Essa resistência manifesta-se também através de algumas distinções conceituais e políticas que marcam o Fórum desde o início: distinções entre o social e o político, entre sociedade civil e partidos (e governos), entre horizontalidade e verticalidade. Segundo seus porta-vozes, o Fórum Social Mundial seria o reino da sociedade civil, do social e da horizontalidade. Os outros termos das distinções – político, partido, governo e verticalidade – seriam expressões de um modelo arcaico e ultrapassado, que já teria mostrado suas imperfeições na história, devendo ser descartado como caminho para a construção do “outro mundo possível”. Uma das coisas que o FSM Caracas mostrou é que a distinção entre o social e o político é extraordinariamente artificial e frágil. A cada ano, a política ocupa espaço dentro do Fórum, e seria estranho que não fosse assim, considerando o objetivo estratégico do movimento que questiona a legitimidade da atual ordem global.

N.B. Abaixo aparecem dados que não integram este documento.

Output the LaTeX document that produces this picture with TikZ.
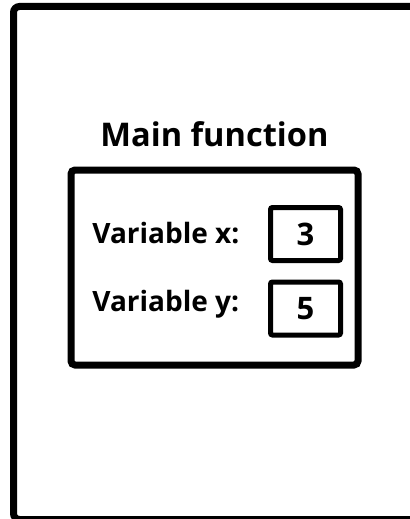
\documentclass[tikz,border=0pt]{standalone}
\usepackage{fontspec}
\setsansfont{Open Sans}
\usetikzlibrary{positioning}

\begin{document}
\begin{tikzpicture}[
    x=0.5pt, y=-0.5pt,
    outerframe/.style={
      draw=black,
      line width=3.5pt,
      rounded corners=3pt
    },
    scopebox/.style={
      rectangle,
      draw=black,
      line width=3.5pt,
      rounded corners=2pt,
      minimum width=143.5pt,
      minimum height=97.5pt,
      inner sep=0pt,
      outer sep=0pt
    },
    titletext/.style={
      font=\sffamily\bfseries\fontsize{16.3}{19}\selectfont,
      inner sep=0pt,
      outer sep=0pt
    },
    varlabel/.style={
      font=\sffamily\bfseries\fontsize{14}{16}\selectfont,
      inner sep=0pt,
      anchor=base west
    },
    valbox/.style={
      rectangle,
      draw=black,
      line width=2.5pt,
      rounded corners=1pt,
      minimum width=35pt,
      minimum height=26.5pt,
      inner sep=0pt,
      font=\sffamily\bfseries\fontsize{15.5}{17}\selectfont
    }
  ]

  % Page and frame
  \clip (0,0) rectangle (410,519);
  \draw [outerframe] (13.5,6.5) rectangle (420,519.5);

  % Nodes
  \node [scopebox] (main) at (214.5,267.5) {};
  \node [titletext, above=11.5pt of main] (mainname) {Main function};

  \node [varlabel] (labx) at (92,243) {Variable x:};
  \node [varlabel] (laby) at (92,311) {Variable y:};

  \node [valbox] (valx) at (305.5,234) {3};
  \node [valbox] (valy) at (305.5,308.5) {5};

\end{tikzpicture}
\end{document}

A participação de Chávez, assim como já havia ocorrido em 2005, deixou a política em primeiríssimo plano na agenda do Fórum, sacudindo sua dinâmica interna. O apelo de Bamako, lançado em Mali, e a agenda de lutas lançada pela Assembléia Mundial dos Movimentos Sociais caminham nesta direção. A iniciativa de fortalecer uma agenda propositiva, declaradamente anti-imperialista e socialista, ganhou força e espaço. O que deve determinar o tamanho deste espaço, mais do que eventuais disputas internas dentro do FSM, é a conjuntura internacional, que costuma não esperar a resolução de disputas conceituais e metodológicas. A política segue seu curso, impondo seu tempo e suas exigências. A política interna do Fórum também está submetida a essa lógica. Afinal de contas, a construção de “outro mundo” só pode se dar “neste mundo” que, até onde se sabe, é o único que existe, com todos os seus limites e imperfeições.